The United States and China announced in a joint statement last April 17 their commitment on “working together” to tackle the climate crisis after U.S. Climate Envoy John Kerry visited Shanghai.
“The United States and China are committed to cooperating with each other and with other countries to tackle the climate crisis, which must be addressed with the seriousness and urgency that it demands,” the two countries said in the statement.
According to the statement, the cooperation between the two countries includes “enhancing their respective actions and cooperating in multilateral processes, including the United Nations Framework Convention on Climate Change and the Paris Agreement.”
The statement further read that both countries will continue to discuss “concrete” actions to reduce emissions, including “policies, measures, and technologies to decarbonize industry and power.”
The two countries also stated that they intend to finance developing countries in transitioning to low-carbon and renewable energy.
Both countries also said that they “look forward” to the two-day virtual climate summit on April 22 to 23, led by U.S. President Joe Biden.

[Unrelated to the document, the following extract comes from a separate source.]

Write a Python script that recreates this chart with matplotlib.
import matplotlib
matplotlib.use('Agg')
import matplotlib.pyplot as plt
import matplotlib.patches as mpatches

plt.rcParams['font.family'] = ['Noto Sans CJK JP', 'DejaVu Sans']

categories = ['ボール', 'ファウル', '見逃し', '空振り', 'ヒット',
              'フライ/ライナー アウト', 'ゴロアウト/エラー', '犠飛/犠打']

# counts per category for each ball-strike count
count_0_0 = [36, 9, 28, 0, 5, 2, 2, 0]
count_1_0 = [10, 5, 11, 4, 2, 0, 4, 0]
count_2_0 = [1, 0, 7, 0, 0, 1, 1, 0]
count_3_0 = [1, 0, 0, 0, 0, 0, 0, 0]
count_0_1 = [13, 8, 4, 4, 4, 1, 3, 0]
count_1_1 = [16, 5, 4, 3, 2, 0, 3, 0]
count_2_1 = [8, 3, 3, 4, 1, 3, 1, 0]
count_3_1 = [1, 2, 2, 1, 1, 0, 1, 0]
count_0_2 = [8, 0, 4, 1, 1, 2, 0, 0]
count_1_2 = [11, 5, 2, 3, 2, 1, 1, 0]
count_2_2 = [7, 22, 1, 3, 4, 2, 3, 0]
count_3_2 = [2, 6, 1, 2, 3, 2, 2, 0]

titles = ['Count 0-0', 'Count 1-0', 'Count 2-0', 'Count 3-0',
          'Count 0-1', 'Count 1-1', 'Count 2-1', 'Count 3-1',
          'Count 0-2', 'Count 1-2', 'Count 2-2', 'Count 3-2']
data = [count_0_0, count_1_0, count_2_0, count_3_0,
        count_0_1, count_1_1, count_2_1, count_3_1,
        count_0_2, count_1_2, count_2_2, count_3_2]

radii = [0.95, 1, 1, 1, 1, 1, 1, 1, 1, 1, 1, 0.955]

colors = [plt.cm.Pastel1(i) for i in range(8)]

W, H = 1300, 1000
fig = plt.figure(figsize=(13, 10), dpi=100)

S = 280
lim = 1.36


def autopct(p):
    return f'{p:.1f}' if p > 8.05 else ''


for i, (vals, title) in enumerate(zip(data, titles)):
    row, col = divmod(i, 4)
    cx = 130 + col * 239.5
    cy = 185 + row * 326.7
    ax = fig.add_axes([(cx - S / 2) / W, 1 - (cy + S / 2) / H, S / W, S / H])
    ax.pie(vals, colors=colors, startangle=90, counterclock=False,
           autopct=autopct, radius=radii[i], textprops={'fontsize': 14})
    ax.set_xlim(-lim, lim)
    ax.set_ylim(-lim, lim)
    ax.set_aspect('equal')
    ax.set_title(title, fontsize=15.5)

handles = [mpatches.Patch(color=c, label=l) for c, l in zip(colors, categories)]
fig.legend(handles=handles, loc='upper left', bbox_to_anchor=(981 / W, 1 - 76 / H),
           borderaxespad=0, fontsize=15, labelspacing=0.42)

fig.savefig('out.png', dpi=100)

Biden has invited 40 world leaders to the summit, including Chinese President Xi Jinping, but it is unclear if he will attend.

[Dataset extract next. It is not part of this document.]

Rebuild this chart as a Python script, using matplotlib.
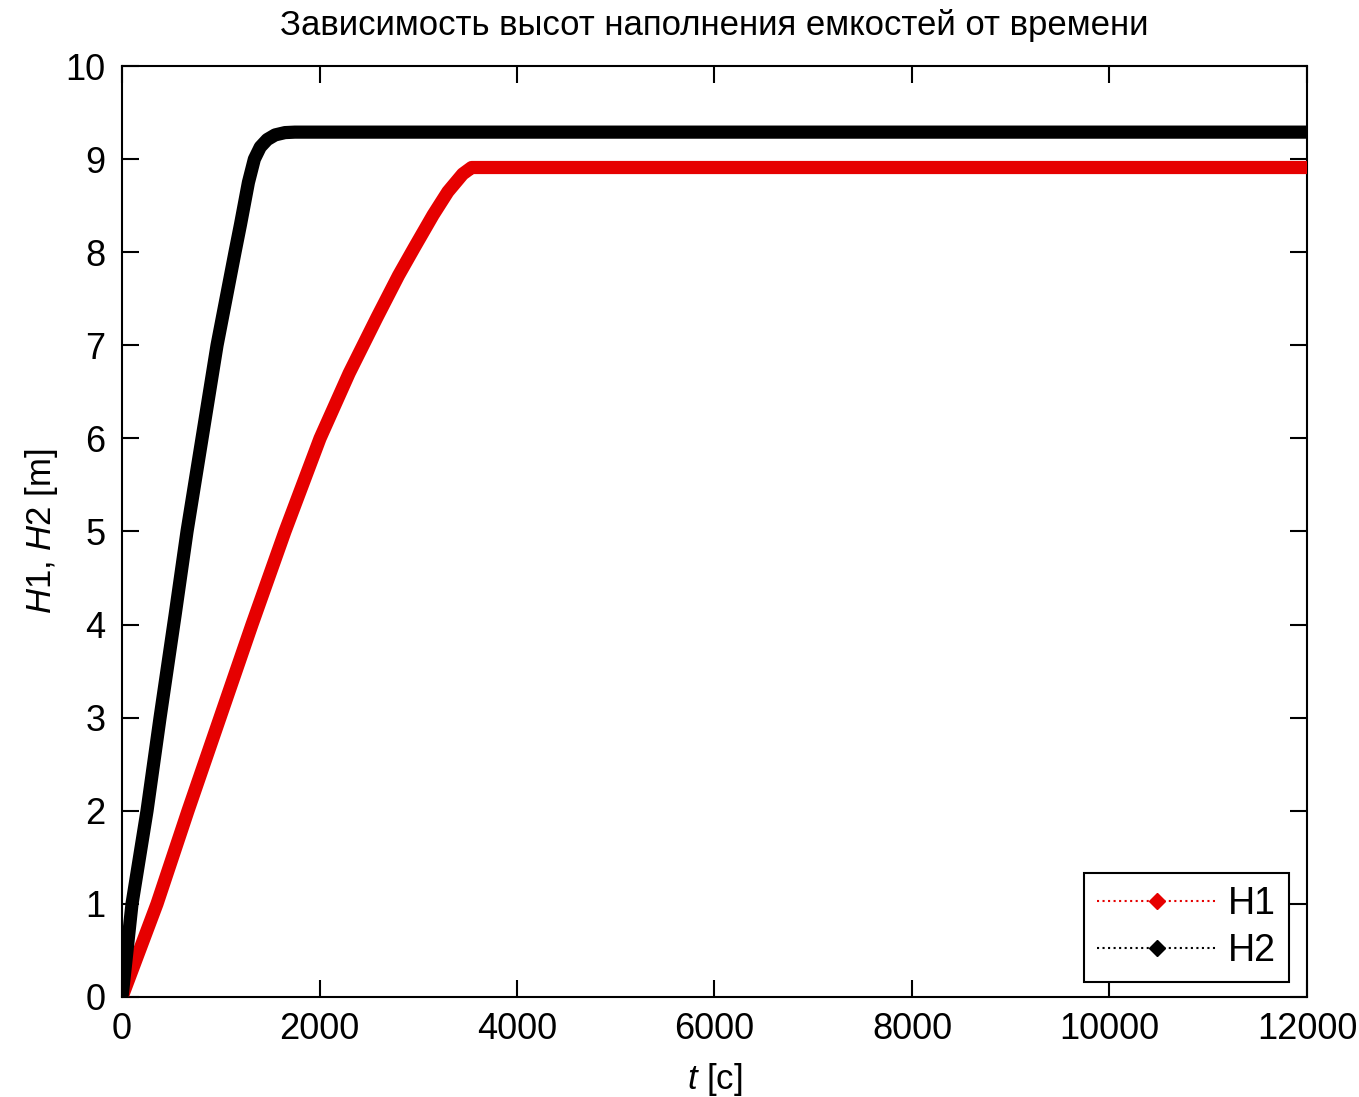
"""
Courbes H1, H2 (hauteurs de remplissage des reservoirs) en fonction du temps,
style figure MATLAB.
"""

import matplotlib
matplotlib.use("Agg")
import matplotlib.pyplot as plt
from matplotlib.lines import Line2D

plt.rcParams['font.family'] = ['Liberation Sans', 'DejaVu Sans']
plt.rcParams['mathtext.fontset'] = 'custom'
plt.rcParams['mathtext.it'] = 'Liberation Sans:italic'
plt.rcParams['mathtext.rm'] = 'Liberation Sans'

# valeurs
T_H1 = [0, 354, 668, 992, 1316, 1650, 2005, 2300, 2582, 2800, 2960,
        3150, 3300, 3450, 3540, 3600, 12000]
H1 = [0, 1.0, 2.0, 3.0, 4.0, 5.0, 6.0, 6.7, 7.3, 7.75, 8.05,
      8.4, 8.65, 8.84, 8.91, 8.91, 8.91]

T_H2 = [0, 101, 253, 385, 537, 658, 810, 962, 1144, 1200, 1280, 1340,
        1400, 1470, 1550, 1650, 1750, 12000]
H2 = [0, 1.0, 2.0, 3.0, 4.1, 5.0, 6.0, 7.0, 8.0, 8.3, 8.75, 9.0,
      9.13, 9.21, 9.26, 9.285, 9.29, 9.29]

X_TICKS = [0, 2000, 4000, 6000, 8000, 10000, 12000]
Y_TICKS = list(range(0, 11))

TITRE = "Зависимость высот наполнения емкостей от времени"
FS = 25

fig = plt.figure(figsize=(13.59, 10.97), dpi=100)
ax = fig.add_axes([0.0898, 0.0912, 0.9617 - 0.0898, 0.9398 - 0.0912])

ax.plot(T_H1, H1, color="#e60000", linewidth=9.5, solid_joinstyle="round",
        solid_capstyle="round", zorder=3)
ax.plot(T_H2, H2, color="black", linewidth=9.5, solid_joinstyle="round",
        solid_capstyle="round", zorder=3)

ax.set_xlim(0, 12000)
ax.set_ylim(0, 10)
ax.set_xticks(X_TICKS)
ax.set_yticks(Y_TICKS)
ax.tick_params(direction="in", length=12, width=1.5, top=True, right=True,
               labelsize=FS + 1)
ax.tick_params(axis="x", pad=11)
ax.tick_params(axis="y", pad=12)
for sp in ax.spines.values():
    sp.set_linewidth(1.5)

ax.set_title(TITRE, fontsize=FS, pad=22)
ax.set_xlabel(r"$t$ [c]", fontsize=FS, labelpad=10)
ax.set_ylabel(r"$H1$, $H2$ [m]", fontsize=FS, labelpad=4)

poignees = [
    Line2D([], [], color="#e60000", linestyle=":", linewidth=1.5,
           marker="D", markersize=8),
    Line2D([], [], color="black", linestyle=":", linewidth=1.5,
           marker="D", markersize=8),
]
leg = ax.legend(poignees, ["H1", "H2"], loc="lower right",
                bbox_to_anchor=(0.985, 0.016), borderaxespad=0,
                fontsize=FS + 2, handlelength=3.2, handletextpad=0.3,
                labelspacing=0.3, borderpad=0.35, fancybox=False,
                edgecolor="black", framealpha=1)
leg.get_frame().set_linewidth(1.5)

fig.savefig("out.png", dpi=100)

“We very much hope he will take part,” Kerry told reporters in South Korea on April 18 after his visit from China.
“Of course, every country will make its own decisions. We’re not seeking to force anybody. We’re seeking cooperation,” Kerry further said.
The statement came after Kerry held several meetings with China’s Special Envoy for Climate Change Xie Zhenhua last April 15 to 16 in Shanghai.
Kerry’s visit to Shanghai is the first high-level visit by an official of President Joe Biden’s administration since Biden took office.